Dataset extract =
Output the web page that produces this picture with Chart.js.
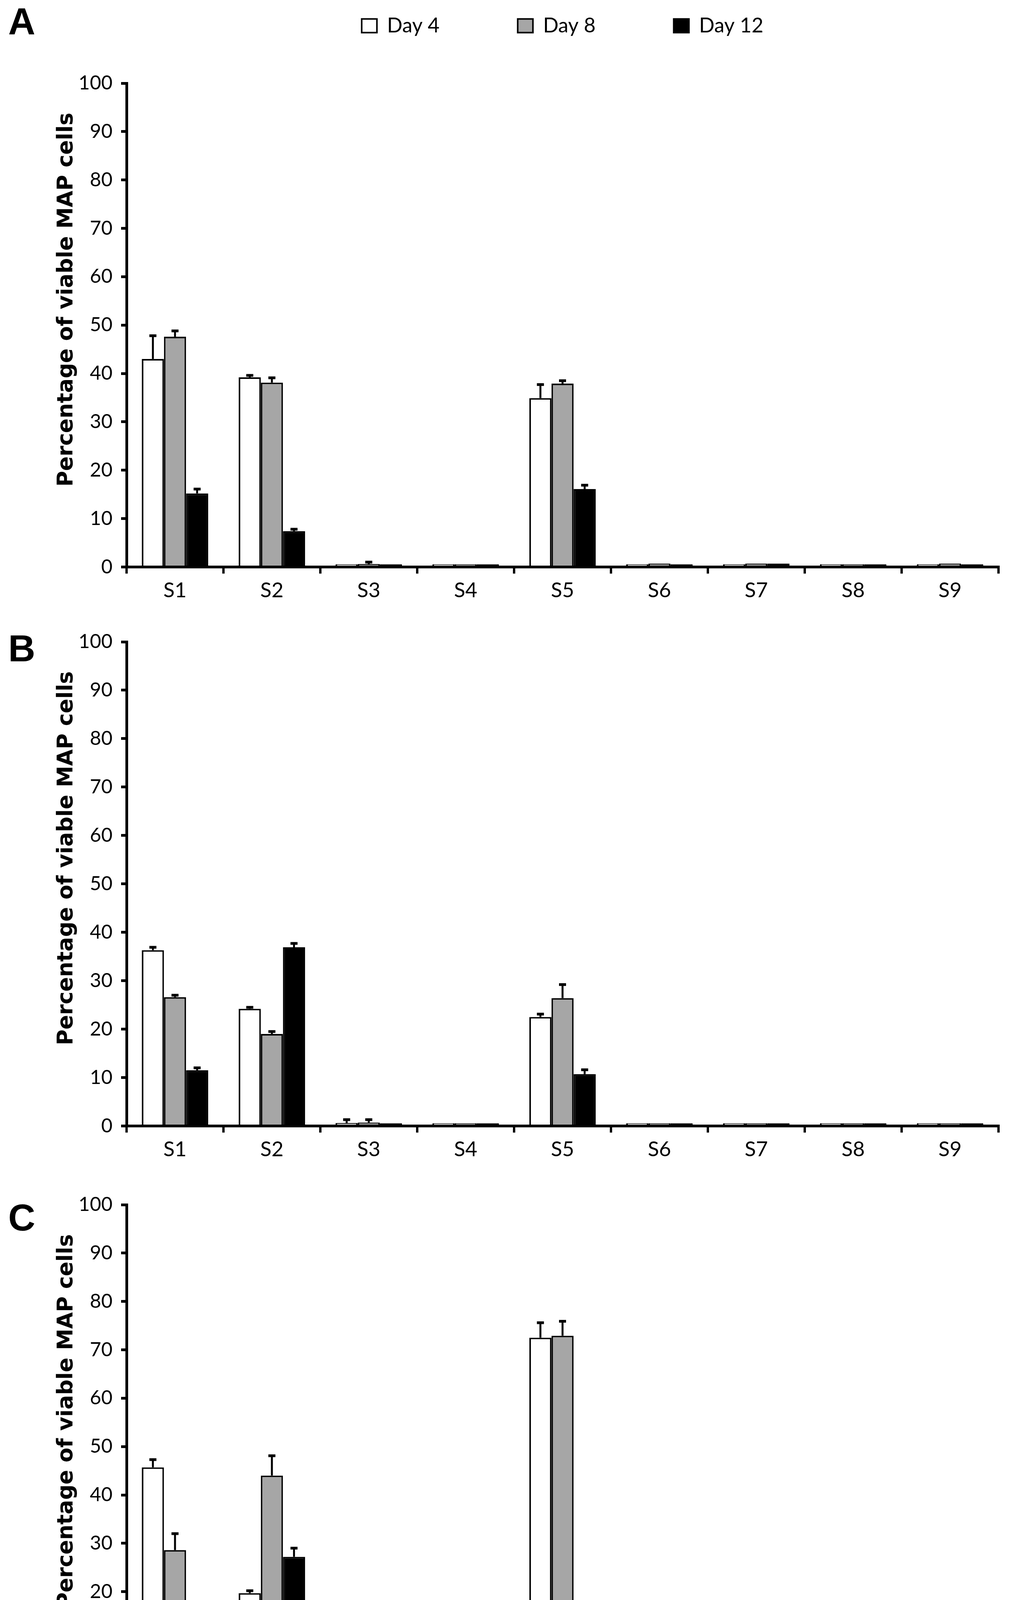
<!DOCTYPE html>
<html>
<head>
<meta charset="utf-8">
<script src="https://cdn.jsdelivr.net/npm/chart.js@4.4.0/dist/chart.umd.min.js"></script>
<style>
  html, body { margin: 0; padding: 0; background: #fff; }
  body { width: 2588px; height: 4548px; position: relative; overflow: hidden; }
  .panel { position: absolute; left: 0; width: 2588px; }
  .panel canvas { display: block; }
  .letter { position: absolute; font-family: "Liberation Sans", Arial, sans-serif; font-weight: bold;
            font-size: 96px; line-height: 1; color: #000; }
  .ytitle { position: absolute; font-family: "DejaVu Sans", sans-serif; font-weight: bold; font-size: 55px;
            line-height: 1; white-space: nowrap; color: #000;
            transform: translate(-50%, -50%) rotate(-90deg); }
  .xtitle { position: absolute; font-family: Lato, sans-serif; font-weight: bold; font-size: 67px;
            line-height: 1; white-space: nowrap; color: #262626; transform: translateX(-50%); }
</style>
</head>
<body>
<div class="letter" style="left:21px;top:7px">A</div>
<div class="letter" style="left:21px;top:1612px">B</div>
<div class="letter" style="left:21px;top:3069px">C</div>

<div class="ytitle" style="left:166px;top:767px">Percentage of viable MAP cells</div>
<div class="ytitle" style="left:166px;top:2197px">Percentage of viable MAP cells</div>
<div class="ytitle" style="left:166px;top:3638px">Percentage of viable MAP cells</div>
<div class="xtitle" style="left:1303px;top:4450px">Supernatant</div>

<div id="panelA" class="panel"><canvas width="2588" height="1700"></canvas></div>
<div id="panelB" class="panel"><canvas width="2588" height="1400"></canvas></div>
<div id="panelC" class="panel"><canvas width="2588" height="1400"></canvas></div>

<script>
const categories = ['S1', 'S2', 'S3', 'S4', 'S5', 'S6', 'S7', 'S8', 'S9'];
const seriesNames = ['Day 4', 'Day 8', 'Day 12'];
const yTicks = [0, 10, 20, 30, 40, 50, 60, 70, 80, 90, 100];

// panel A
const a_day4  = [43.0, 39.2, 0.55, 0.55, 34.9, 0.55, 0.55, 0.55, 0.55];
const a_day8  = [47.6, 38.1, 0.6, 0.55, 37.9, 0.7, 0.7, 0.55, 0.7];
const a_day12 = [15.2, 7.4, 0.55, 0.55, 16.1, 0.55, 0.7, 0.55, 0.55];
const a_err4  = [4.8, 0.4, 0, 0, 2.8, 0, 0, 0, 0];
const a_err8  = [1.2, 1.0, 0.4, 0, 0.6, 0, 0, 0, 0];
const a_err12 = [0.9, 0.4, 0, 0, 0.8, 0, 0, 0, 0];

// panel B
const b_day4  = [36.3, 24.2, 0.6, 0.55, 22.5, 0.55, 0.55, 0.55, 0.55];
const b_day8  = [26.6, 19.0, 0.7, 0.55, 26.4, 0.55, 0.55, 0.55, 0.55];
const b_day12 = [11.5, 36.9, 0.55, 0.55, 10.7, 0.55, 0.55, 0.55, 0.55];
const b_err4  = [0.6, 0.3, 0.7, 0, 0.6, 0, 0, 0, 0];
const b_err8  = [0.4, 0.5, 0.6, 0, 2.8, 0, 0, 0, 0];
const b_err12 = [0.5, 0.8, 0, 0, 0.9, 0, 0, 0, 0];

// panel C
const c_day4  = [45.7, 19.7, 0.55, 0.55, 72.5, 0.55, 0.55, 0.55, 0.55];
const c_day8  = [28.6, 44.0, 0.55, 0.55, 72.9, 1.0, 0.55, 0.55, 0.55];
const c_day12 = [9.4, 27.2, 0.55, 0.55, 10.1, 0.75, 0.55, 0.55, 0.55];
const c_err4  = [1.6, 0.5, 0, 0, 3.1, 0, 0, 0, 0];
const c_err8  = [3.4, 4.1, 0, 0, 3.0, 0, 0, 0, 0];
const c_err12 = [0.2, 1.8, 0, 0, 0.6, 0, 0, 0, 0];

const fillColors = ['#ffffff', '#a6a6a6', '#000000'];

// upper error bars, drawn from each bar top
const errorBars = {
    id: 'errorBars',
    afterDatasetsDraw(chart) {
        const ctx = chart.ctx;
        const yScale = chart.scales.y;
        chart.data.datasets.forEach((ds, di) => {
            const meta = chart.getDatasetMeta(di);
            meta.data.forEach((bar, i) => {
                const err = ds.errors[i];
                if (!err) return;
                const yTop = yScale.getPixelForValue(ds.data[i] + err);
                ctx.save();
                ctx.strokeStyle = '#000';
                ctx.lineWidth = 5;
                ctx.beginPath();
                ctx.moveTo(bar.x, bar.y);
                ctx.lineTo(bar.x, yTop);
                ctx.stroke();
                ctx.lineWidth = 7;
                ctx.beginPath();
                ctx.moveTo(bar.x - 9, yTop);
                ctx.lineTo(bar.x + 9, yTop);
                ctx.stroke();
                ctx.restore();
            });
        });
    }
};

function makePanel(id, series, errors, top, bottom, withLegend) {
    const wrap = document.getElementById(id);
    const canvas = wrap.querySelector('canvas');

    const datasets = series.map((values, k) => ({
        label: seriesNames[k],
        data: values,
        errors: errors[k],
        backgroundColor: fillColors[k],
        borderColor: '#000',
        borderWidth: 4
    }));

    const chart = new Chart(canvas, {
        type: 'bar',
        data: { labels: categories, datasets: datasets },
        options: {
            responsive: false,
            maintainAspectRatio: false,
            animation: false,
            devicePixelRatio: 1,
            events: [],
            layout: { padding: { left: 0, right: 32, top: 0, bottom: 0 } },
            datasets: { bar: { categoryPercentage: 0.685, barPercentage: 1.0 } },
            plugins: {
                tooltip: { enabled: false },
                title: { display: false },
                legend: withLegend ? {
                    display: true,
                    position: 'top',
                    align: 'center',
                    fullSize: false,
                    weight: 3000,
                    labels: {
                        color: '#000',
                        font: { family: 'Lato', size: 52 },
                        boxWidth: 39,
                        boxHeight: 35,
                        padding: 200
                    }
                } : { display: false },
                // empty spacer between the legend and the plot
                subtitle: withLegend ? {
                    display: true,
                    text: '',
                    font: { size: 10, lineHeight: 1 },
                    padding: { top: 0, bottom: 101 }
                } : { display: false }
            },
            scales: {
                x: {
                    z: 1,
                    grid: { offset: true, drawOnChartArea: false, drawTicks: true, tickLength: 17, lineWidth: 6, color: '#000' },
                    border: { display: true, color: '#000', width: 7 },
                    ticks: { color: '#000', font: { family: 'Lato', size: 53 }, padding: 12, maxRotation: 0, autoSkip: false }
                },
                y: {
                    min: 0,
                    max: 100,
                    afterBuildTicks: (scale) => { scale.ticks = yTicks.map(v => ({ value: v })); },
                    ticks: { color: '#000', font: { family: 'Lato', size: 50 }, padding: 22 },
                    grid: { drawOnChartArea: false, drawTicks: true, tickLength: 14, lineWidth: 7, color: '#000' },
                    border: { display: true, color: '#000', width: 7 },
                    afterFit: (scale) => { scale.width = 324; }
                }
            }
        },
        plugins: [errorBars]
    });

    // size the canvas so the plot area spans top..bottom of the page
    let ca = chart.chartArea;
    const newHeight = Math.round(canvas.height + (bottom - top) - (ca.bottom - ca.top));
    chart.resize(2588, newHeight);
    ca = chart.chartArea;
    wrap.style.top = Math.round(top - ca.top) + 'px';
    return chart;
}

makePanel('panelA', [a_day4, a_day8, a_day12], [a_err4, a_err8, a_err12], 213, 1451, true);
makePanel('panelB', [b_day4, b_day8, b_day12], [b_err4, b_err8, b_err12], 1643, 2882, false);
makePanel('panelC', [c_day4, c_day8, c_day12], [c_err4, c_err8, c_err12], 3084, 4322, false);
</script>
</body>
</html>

Short problem = Every line above should be returned exactly; the pictures stay out.

Correct result =
Output the web page that produces this picture with Chart.js.
<!DOCTYPE html>
<html>
<head>
<meta charset="utf-8">
<script src="https://cdn.jsdelivr.net/npm/chart.js@4.4.0/dist/chart.umd.min.js"></script>
<style>
  html, body { margin: 0; padding: 0; background: #fff; }
  body { width: 2588px; height: 4548px; position: relative; overflow: hidden; }
  .panel { position: absolute; left: 0; width: 2588px; }
  .panel canvas { display: block; }
  .letter { position: absolute; font-family: "Liberation Sans", Arial, sans-serif; font-weight: bold;
            font-size: 96px; line-height: 1; color: #000; }
  .ytitle { position: absolute; font-family: "DejaVu Sans", sans-serif; font-weight: bold; font-size: 55px;
            line-height: 1; white-space: nowrap; color: #000;
            transform: translate(-50%, -50%) rotate(-90deg); }
  .xtitle { position: absolute; font-family: Lato, sans-serif; font-weight: bold; font-size: 67px;
            line-height: 1; white-space: nowrap; color: #262626; transform: translateX(-50%); }
</style>
</head>
<body>
<div class="letter" style="left:21px;top:7px">A</div>
<div class="letter" style="left:21px;top:1612px">B</div>
<div class="letter" style="left:21px;top:3069px">C</div>

<div class="ytitle" style="left:166px;top:767px">Percentage of viable MAP cells</div>
<div class="ytitle" style="left:166px;top:2197px">Percentage of viable MAP cells</div>
<div class="ytitle" style="left:166px;top:3638px">Percentage of viable MAP cells</div>
<div class="xtitle" style="left:1303px;top:4450px">Supernatant</div>

<div id="panelA" class="panel"><canvas width="2588" height="1700"></canvas></div>
<div id="panelB" class="panel"><canvas width="2588" height="1400"></canvas></div>
<div id="panelC" class="panel"><canvas width="2588" height="1400"></canvas></div>

<script>
const categories = ['S1', 'S2', 'S3', 'S4', 'S5', 'S6', 'S7', 'S8', 'S9'];
const seriesNames = ['Day 4', 'Day 8', 'Day 12'];
const yTicks = [0, 10, 20, 30, 40, 50, 60, 70, 80, 90, 100];

// panel A
const a_day4  = [43.0, 39.2, 0.55, 0.55, 34.9, 0.55, 0.55, 0.55, 0.55];
const a_day8  = [47.6, 38.1, 0.6, 0.55, 37.9, 0.7, 0.7, 0.55, 0.7];
const a_day12 = [15.2, 7.4, 0.55, 0.55, 16.1, 0.55, 0.7, 0.55, 0.55];
const a_err4  = [4.8, 0.4, 0, 0, 2.8, 0, 0, 0, 0];
const a_err8  = [1.2, 1.0, 0.4, 0, 0.6, 0, 0, 0, 0];
const a_err12 = [0.9, 0.4, 0, 0, 0.8, 0, 0, 0, 0];

// panel B
const b_day4  = [36.3, 24.2, 0.6, 0.55, 22.5, 0.55, 0.55, 0.55, 0.55];
const b_day8  = [26.6, 19.0, 0.7, 0.55, 26.4, 0.55, 0.55, 0.55, 0.55];
const b_day12 = [11.5, 36.9, 0.55, 0.55, 10.7, 0.55, 0.55, 0.55, 0.55];
const b_err4  = [0.6, 0.3, 0.7, 0, 0.6, 0, 0, 0, 0];
const b_err8  = [0.4, 0.5, 0.6, 0, 2.8, 0, 0, 0, 0];
const b_err12 = [0.5, 0.8, 0, 0, 0.9, 0, 0, 0, 0];

// panel C
const c_day4  = [45.7, 19.7, 0.55, 0.55, 72.5, 0.55, 0.55, 0.55, 0.55];
const c_day8  = [28.6, 44.0, 0.55, 0.55, 72.9, 1.0, 0.55, 0.55, 0.55];
const c_day12 = [9.4, 27.2, 0.55, 0.55, 10.1, 0.75, 0.55, 0.55, 0.55];
const c_err4  = [1.6, 0.5, 0, 0, 3.1, 0, 0, 0, 0];
const c_err8  = [3.4, 4.1, 0, 0, 3.0, 0, 0, 0, 0];
const c_err12 = [0.2, 1.8, 0, 0, 0.6, 0, 0, 0, 0];

const fillColors = ['#ffffff', '#a6a6a6', '#000000'];

// upper error bars, drawn from each bar top
const errorBars = {
    id: 'errorBars',
    afterDatasetsDraw(chart) {
        const ctx = chart.ctx;
        const yScale = chart.scales.y;
        chart.data.datasets.forEach((ds, di) => {
            const meta = chart.getDatasetMeta(di);
            meta.data.forEach((bar, i) => {
                const err = ds.errors[i];
                if (!err) return;
                const yTop = yScale.getPixelForValue(ds.data[i] + err);
                ctx.save();
                ctx.strokeStyle = '#000';
                ctx.lineWidth = 5;
                ctx.beginPath();
                ctx.moveTo(bar.x, bar.y);
                ctx.lineTo(bar.x, yTop);
                ctx.stroke();
                ctx.lineWidth = 7;
                ctx.beginPath();
                ctx.moveTo(bar.x - 9, yTop);
                ctx.lineTo(bar.x + 9, yTop);
                ctx.stroke();
                ctx.restore();
            });
        });
    }
};

function makePanel(id, series, errors, top, bottom, withLegend) {
    const wrap = document.getElementById(id);
    const canvas = wrap.querySelector('canvas');

    const datasets = series.map((values, k) => ({
        label: seriesNames[k],
        data: values,
        errors: errors[k],
        backgroundColor: fillColors[k],
        borderColor: '#000',
        borderWidth: 4
    }));

    const chart = new Chart(canvas, {
        type: 'bar',
        data: { labels: categories, datasets: datasets },
        options: {
            responsive: false,
            maintainAspectRatio: false,
            animation: false,
            devicePixelRatio: 1,
            events: [],
            layout: { padding: { left: 0, right: 32, top: 0, bottom: 0 } },
            datasets: { bar: { categoryPercentage: 0.685, barPercentage: 1.0 } },
            plugins: {
                tooltip: { enabled: false },
                title: { display: false },
                legend: withLegend ? {
                    display: true,
                    position: 'top',
                    align: 'center',
                    fullSize: false,
                    weight: 3000,
                    labels: {
                        color: '#000',
                        font: { family: 'Lato', size: 52 },
                        boxWidth: 39,
                        boxHeight: 35,
                        padding: 200
                    }
                } : { display: false },
                // empty spacer between the legend and the plot
                subtitle: withLegend ? {
                    display: true,
                    text: '',
                    font: { size: 10, lineHeight: 1 },
                    padding: { top: 0, bottom: 101 }
                } : { display: false }
            },
            scales: {
                x: {
                    z: 1,
                    grid: { offset: true, drawOnChartArea: false, drawTicks: true, tickLength: 17, lineWidth: 6, color: '#000' },
                    border: { display: true, color: '#000', width: 7 },
                    ticks: { color: '#000', font: { family: 'Lato', size: 53 }, padding: 12, maxRotation: 0, autoSkip: false }
                },
                y: {
                    min: 0,
                    max: 100,
                    afterBuildTicks: (scale) => { scale.ticks = yTicks.map(v => ({ value: v })); },
                    ticks: { color: '#000', font: { family: 'Lato', size: 50 }, padding: 22 },
                    grid: { drawOnChartArea: false, drawTicks: true, tickLength: 14, lineWidth: 7, color: '#000' },
                    border: { display: true, color: '#000', width: 7 },
                    afterFit: (scale) => { scale.width = 324; }
                }
            }
        },
        plugins: [errorBars]
    });

    // size the canvas so the plot area spans top..bottom of the page
    let ca = chart.chartArea;
    const newHeight = Math.round(canvas.height + (bottom - top) - (ca.bottom - ca.top));
    chart.resize(2588, newHeight);
    ca = chart.chartArea;
    wrap.style.top = Math.round(top - ca.top) + 'px';
    return chart;
}

makePanel('panelA', [a_day4, a_day8, a_day12], [a_err4, a_err8, a_err12], 213, 1451, true);
makePanel('panelB', [b_day4, b_day8, b_day12], [b_err4, b_err8, b_err12], 1643, 2882, false);
makePanel('panelC', [c_day4, c_day8, c_day12], [c_err4, c_err8, c_err12], 3084, 4322, false);
</script>
</body>
</html>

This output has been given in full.